UN CINÉMA SOCIAL À DIMENSION UNIVERSELLE

Le cinéma des frères Dardenne est ainsi bien ancré dans la plus pure lignée du cinéma social, à l’instar de celui de Ken Loach, traitant de thèmes sociaux puisés dans le vécu quotidien de personnages en situation précaires. Jean-Pierre Dardenne explicite clairement leur démarche cinématographique : “On ne part pas de la métaphore en se disant qu’on va chercher quelque chose qui va l’exprimer... On part toujours de la réalité“. Il s’agit, en général, de récits denses et déchirants, avec une écriture sobre et sèche, filmés dans un style documentaire.

C’est un cinéma social, puisant ses sources dans les conditions sociales belges, mais à dimension universelle. Un cinéma social tirant sa pertinence de l’état rugueux, brut, dur et imprévisible des réalités vécues. Un cinéma se passant dans des milieux où l’air est difficilement respirable, un monde en perdition où les valeurs et relations familiales, et humaines en général, sont progressivement disloquées et déglinguées ; le monde de la précarité, de la misère et des demandeurs d’emploi/chômeurs.

“Les frères“ sont également demeurés très attachés aux multiples dégâts causés par la crise économique et la dure et éprouvante survie des petites gens évoluant dans des situations de grande fragilité.
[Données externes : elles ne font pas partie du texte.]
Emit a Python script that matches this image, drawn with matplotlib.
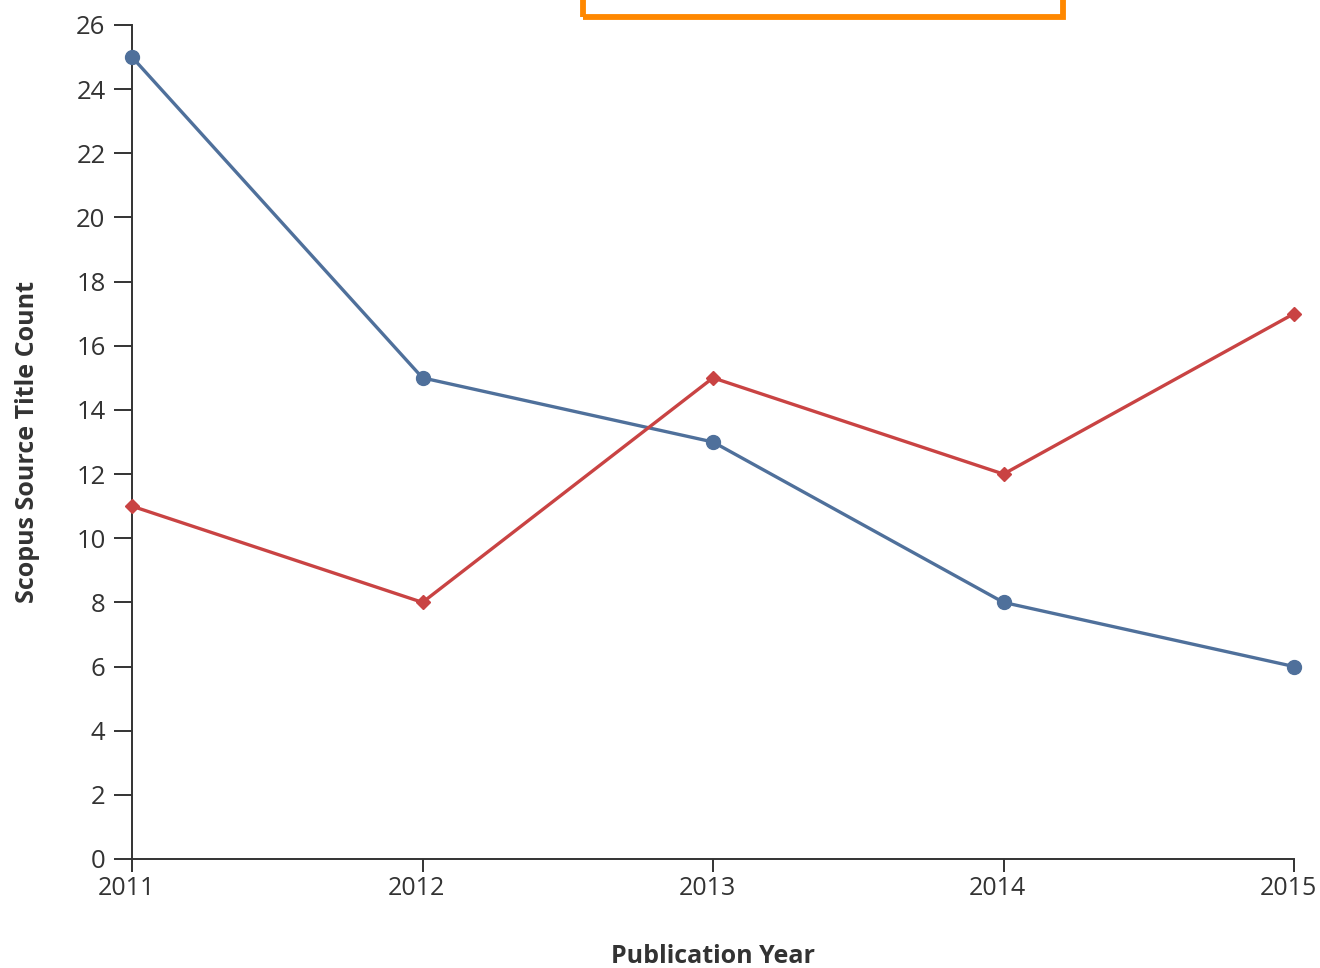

Leur style cinématographique naturiste et documentaire, dans sa forme et son contenu, est également bien ancré dans les plus pures traditions humanistes. Leur cinéma est un hymne ouvert aux valeurs humaines qui sacralisent le droit égal de tous à une vie décente et honorable. C’est un cinéma pur et exigeant envers la terrible brutalité du monde de la misère et de la précarité sociale, à la recherche inlassable d’un monde plus humain et plus vivable.

FILMOGRAPHIE (LM)

« Falsch » (1987) ; « Je pense à vous » (1992) ; « La promesse » (1996) ; « Rosetta » (1999) ; « Le fils » (2002) ; « L’enfant » (2005) ; « Le silence de Lorna » (2008) ; « Le gamin au vélo » (2011) ; « Deux jours, une nuit » (2014) ; « La fille inconnue » (2016) ; « Le jeune Ahmed » (2019) ; « Tori et Lokita » (2022).